> **WHAT YOU WILL DO**:
Only the lines from the start of the data below through the line that contains "1.82, 1.85, 0.84];" are to be copied, exactly and without pictures.

— Start of PROVIDED DATA —

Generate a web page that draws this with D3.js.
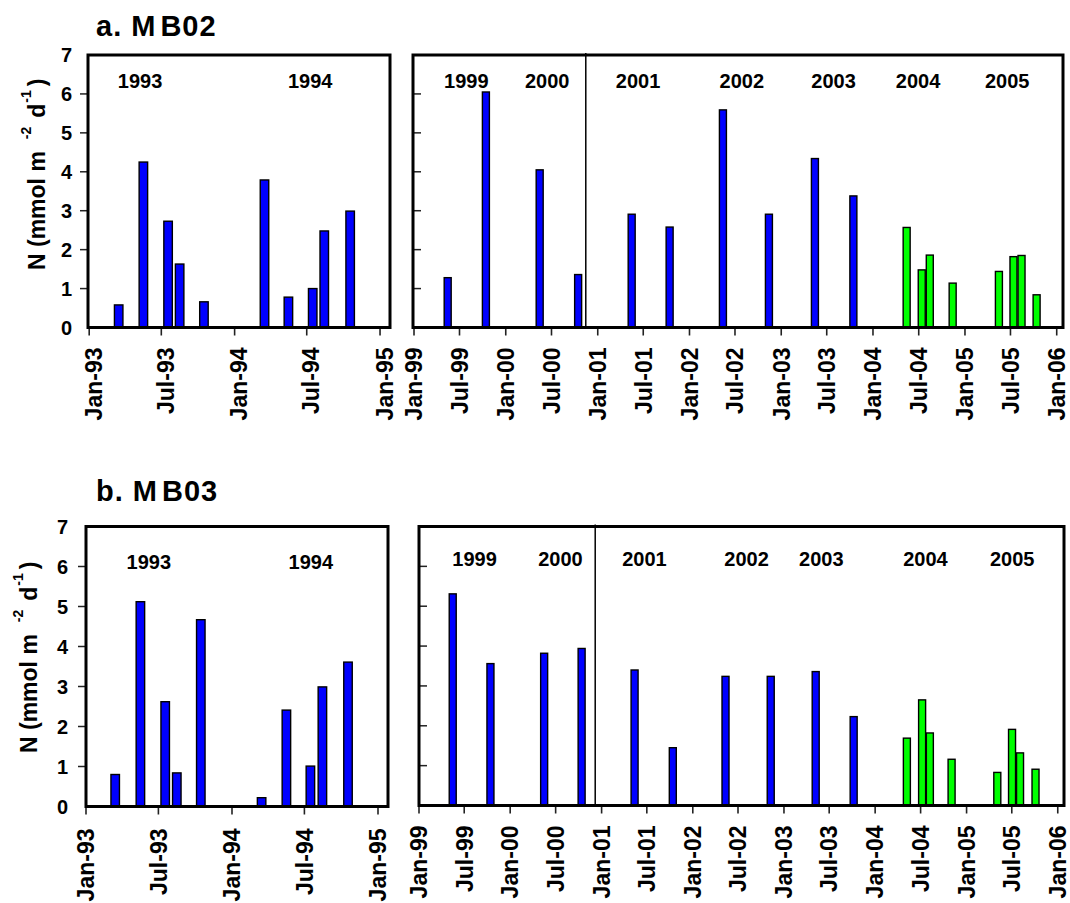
<!DOCTYPE html>
<html>
<head>
<meta charset="utf-8">
<script src="https://cdn.jsdelivr.net/npm/d3@7"></script>
<style>
  body { margin: 0; background: #fff; }
  svg text { font-family: Arial, "Liberation Sans", sans-serif; font-weight: bold; fill: #000; }
</style>
</head>
<body>
<svg id="chart" width="1070" height="903"></svg>
<script>
// MB02, 1993-1994
var mb02EarlyDates = ["1993-03-16", "1993-05-17", "1993-07-18", "1993-08-16", "1993-10-16",
                      "1994-03-17", "1994-05-16", "1994-07-16", "1994-08-14", "1994-10-18"];
var mb02EarlyVals = [0.58, 4.25, 2.73, 1.63, 0.66, 3.79, 0.78, 1.0, 2.48, 2.99];

// MB02, 1999-2005 (blue then green)
var mb02BlueDates = ["1999-05-15", "1999-10-14", "2000-05-15", "2000-10-15", "2001-05-16",
                     "2001-10-14", "2002-05-14", "2002-11-13", "2003-05-15", "2003-10-15"];
var mb02BlueVals = [1.28, 6.05, 4.05, 1.36, 2.91, 2.58, 5.59, 2.91, 4.34, 3.38];
var mb02GreenDates = ["2004-05-14", "2004-07-13", "2004-08-14", "2004-11-13",
                      "2005-05-16", "2005-07-13", "2005-08-14", "2005-10-13"];
var mb02GreenVals = [2.57, 1.48, 1.86, 1.14, 1.44, 1.82, 1.85, 0.84];

// MB03, 1993-1994
var mb03EarlyDates = ["1993-03-15", "1993-05-17", "1993-07-18", "1993-08-16", "1993-10-15",
                      "1994-03-16", "1994-05-17", "1994-07-16", "1994-08-15", "1994-10-18"];
var mb03EarlyVals = [0.80, 5.12, 2.62, 0.84, 4.67, 0.22, 2.41, 1.01, 2.99, 3.61];

// MB03, 1999-2005
var mb03BlueDates = ["1999-05-16", "1999-10-14", "2000-05-16", "2000-10-13", "2001-05-13",
                     "2001-10-13", "2002-05-12", "2002-11-09", "2003-05-08", "2003-10-07"];
var mb03BlueVals = [5.31, 3.56, 3.82, 3.94, 3.40, 1.45, 3.24, 3.24, 3.36, 2.23];
var mb03GreenDates = ["2004-05-07", "2004-07-07", "2004-08-07", "2004-11-02",
                      "2005-05-04", "2005-07-02", "2005-08-03", "2005-10-04"];
var mb03GreenVals = [1.69, 2.65, 1.82, 1.16, 0.83, 1.91, 1.32, 0.91];

// year annotations (decimal year where each label sits)
var yearsEarly = ["1993", "1994"];
var mb02YearsEarlyAt = [1993.35, 1994.52];
var mb03YearsEarlyAt = [1993.43, 1994.54];
var yearsLate = ["1999", "2000", "2001", "2002", "2003", "2004", "2005"];
var mb02YearsLateAt = [1999.57, 2000.45, 2001.44, 2002.57, 2003.57, 2004.49, 2005.46];
var mb03YearsLateAt = [1999.61, 2000.55, 2001.47, 2002.59, 2003.41, 2004.55, 2005.50];
var mb02Divider = 2000.87;
var mb03Divider = 2000.93;

var yTicks = [0, 1, 2, 3, 4, 5, 6, 7];
var panelTitles = ["a. M", "b. M"];
var panelTitlesEnd = ["B02", "B03"];

var parse = d3.timeParse("%Y-%m-%d");
var fmt = d3.timeFormat("%b-%y");
function fromDecimal(y) {
    var yr = Math.floor(y);
    var start = new Date(yr, 0, 1), end = new Date(yr + 1, 0, 1);
    return new Date(+start + (y - yr) * (end - start));
}

var svg = d3.select("#chart");
svg.append("rect").attr("width", 1070).attr("height", 903).attr("fill", "#fff");

function drawPanel(c) {
    var g = svg.append("g");
    var x = d3.scaleTime().domain(c.domain).range([c.left, c.right]);
    var y = d3.scaleLinear().domain([0, 7]).range([c.bottom, c.top]);

    // bars
    c.series.forEach(function (s) {
        g.selectAll(null)
            .data(s.dates.map(function (d, i) { return { date: parse(d), v: s.vals[i] }; }))
            .enter().append("rect")
            .attr("x", function (d) { return x(d.date) - c.barW / 2; })
            .attr("y", function (d) { return y(d.v); })
            .attr("width", c.barW)
            .attr("height", function (d) { return y(0) - y(d.v); })
            .attr("fill", s.color)
            .attr("stroke", "#000")
            .attr("stroke-width", 1.4);
    });

    if (c.divider) {
        g.append("line")
            .attr("x1", x(fromDecimal(c.divider))).attr("x2", x(fromDecimal(c.divider)))
            .attr("y1", c.top - 2).attr("y2", c.bottom)
            .attr("stroke", "#000").attr("stroke-width", 1.5);
    }

    // year labels
    g.selectAll(null)
        .data(c.years)
        .enter().append("text")
        .attr("x", function (d, i) { return x(fromDecimal(c.yearsAt[i])); })
        .attr("y", c.yearY)
        .attr("text-anchor", "middle")
        .attr("font-size", 20)
        .text(function (d) { return d; });

    // y ticks
    g.selectAll(null)
        .data(yTicks.slice(1, 7))
        .enter().append("line")
        .attr("x1", c.left)
        .attr("x2", c.outer ? c.left - 8 : c.left + 8)
        .attr("y1", function (d) { return y(d); })
        .attr("y2", function (d) { return y(d); })
        .attr("stroke", "#222").attr("stroke-width", 1.5);

    if (c.outer) {
        g.selectAll(null)
            .data(yTicks)
            .enter().append("text")
            .attr("x", c.left - c.yLabGap)
            .attr("y", function (d) { return y(d); })
            .attr("dy", "0.36em")
            .attr("text-anchor", "end")
            .attr("font-size", 20)
            .text(function (d) { return d; });
    }

    // x ticks and rotated labels
    var xt = x.ticks(d3.timeMonth.every(6));
    g.selectAll(null)
        .data(xt)
        .enter().append("line")
        .attr("x1", function (d) { return x(d); })
        .attr("x2", function (d) { return x(d); })
        .attr("y1", c.bottom).attr("y2", c.bottom + 8)
        .attr("stroke", "#222").attr("stroke-width", 1.6);

    g.selectAll(null)
        .data(xt)
        .enter().append("text")
        .attr("transform", function (d) {
            return "translate(" + (x(d) + c.labShift) + "," + (c.bottom + c.labGap) + ") rotate(-90)";
        })
        .attr("text-anchor", "end")
        .attr("font-size", 23)
        .text(function (d) { return fmt(d); });

    // frame
    g.append("rect")
        .attr("x", c.left).attr("y", c.top)
        .attr("width", c.right - c.left).attr("height", c.bottom - c.top)
        .attr("fill", "none").attr("stroke", "#000").attr("stroke-width", 3);
}

function yTitle(tx, ty) {
    var t = svg.append("text")
        .attr("transform", "translate(" + tx + "," + ty + ") rotate(-90)")
        .attr("font-size", 23);
    t.append("tspan").text("N (mmol m");
    t.append("tspan").attr("dx", 12).attr("dy", -14).attr("font-size", 14).text("-2");
    t.append("tspan").attr("dx", 9).attr("dy", 14).text("d");
    t.append("tspan").attr("dx", 1).attr("dy", -14).attr("font-size", 14).text("-1");
    t.append("tspan").attr("dx", 4).attr("dy", 14).text(")");
}

function panelTitle(i, ty) {
    var t = svg.append("text").attr("x", 96).attr("y", ty).attr("font-size", 29)
        .attr("letter-spacing", 1);
    t.append("tspan").text(panelTitles[i]);
    t.append("tspan").attr("dx", 4).text(panelTitlesEnd[i]);
}

// --- panel a: MB02 ---
panelTitle(0, 36);
yTitle(45, 270);

drawPanel({
    left: 88, right: 390, top: 55, bottom: 327.5,
    domain: [new Date(1992, 11, 29), new Date(1995, 0, 26)],
    series: [{ dates: mb02EarlyDates, vals: mb02EarlyVals, color: "#0000ff" }],
    barW: 8.5, years: yearsEarly, yearsAt: mb02YearsEarlyAt, yearY: 88, outer: true,
    yLabGap: 16, labShift: 12.5, labGap: 20
});
drawPanel({
    left: 413, right: 1063, top: 55, bottom: 327.5,
    domain: [new Date(1998, 11, 28), new Date(2006, 0, 26)],
    series: [{ dates: mb02BlueDates, vals: mb02BlueVals, color: "#0000ff" },
             { dates: mb02GreenDates, vals: mb02GreenVals, color: "#00ff00" }],
    barW: 7, years: yearsLate, yearsAt: mb02YearsLateAt, yearY: 87.5, outer: false,
    divider: mb02Divider, labShift: 8.3, labGap: 20
});

// --- panel b: MB03 ---
panelTitle(1, 501);
yTitle(37, 753);

drawPanel({
    left: 86, right: 388, top: 526.5, bottom: 806.5,
    domain: [new Date(1993, 0, 1), new Date(1995, 0, 26)],
    series: [{ dates: mb03EarlyDates, vals: mb03EarlyVals, color: "#0000ff" }],
    barW: 8.5, years: yearsEarly, yearsAt: mb03YearsEarlyAt, yearY: 569, outer: true,
    yLabGap: 18, labShift: 8.3, labGap: 22
});
drawPanel({
    left: 419, right: 1064, top: 526.5, bottom: 805.5,
    domain: [new Date(1999, 0, 1), new Date(2006, 0, 26)],
    series: [{ dates: mb03BlueDates, vals: mb03BlueVals, color: "#0000ff" },
             { dates: mb03GreenDates, vals: mb03GreenVals, color: "#00ff00" }],
    barW: 7, years: yearsLate, yearsAt: mb03YearsLateAt, yearY: 566, outer: false,
    divider: mb03Divider, labShift: 8.3, labGap: 20
});
</script>
</body>
</html>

— End of PROVIDED DATA —

> **EXERCISE ANSWER**:
Generate a web page that draws this with D3.js.
<!DOCTYPE html>
<html>
<head>
<meta charset="utf-8">
<script src="https://cdn.jsdelivr.net/npm/d3@7"></script>
<style>
  body { margin: 0; background: #fff; }
  svg text { font-family: Arial, "Liberation Sans", sans-serif; font-weight: bold; fill: #000; }
</style>
</head>
<body>
<svg id="chart" width="1070" height="903"></svg>
<script>
// MB02, 1993-1994
var mb02EarlyDates = ["1993-03-16", "1993-05-17", "1993-07-18", "1993-08-16", "1993-10-16",
                      "1994-03-17", "1994-05-16", "1994-07-16", "1994-08-14", "1994-10-18"];
var mb02EarlyVals = [0.58, 4.25, 2.73, 1.63, 0.66, 3.79, 0.78, 1.0, 2.48, 2.99];

// MB02, 1999-2005 (blue then green)
var mb02BlueDates = ["1999-05-15", "1999-10-14", "2000-05-15", "2000-10-15", "2001-05-16",
                     "2001-10-14", "2002-05-14", "2002-11-13", "2003-05-15", "2003-10-15"];
var mb02BlueVals = [1.28, 6.05, 4.05, 1.36, 2.91, 2.58, 5.59, 2.91, 4.34, 3.38];
var mb02GreenDates = ["2004-05-14", "2004-07-13", "2004-08-14", "2004-11-13",
                      "2005-05-16", "2005-07-13", "2005-08-14", "2005-10-13"];
var mb02GreenVals = [2.57, 1.48, 1.86, 1.14, 1.44, 1.82, 1.85, 0.84];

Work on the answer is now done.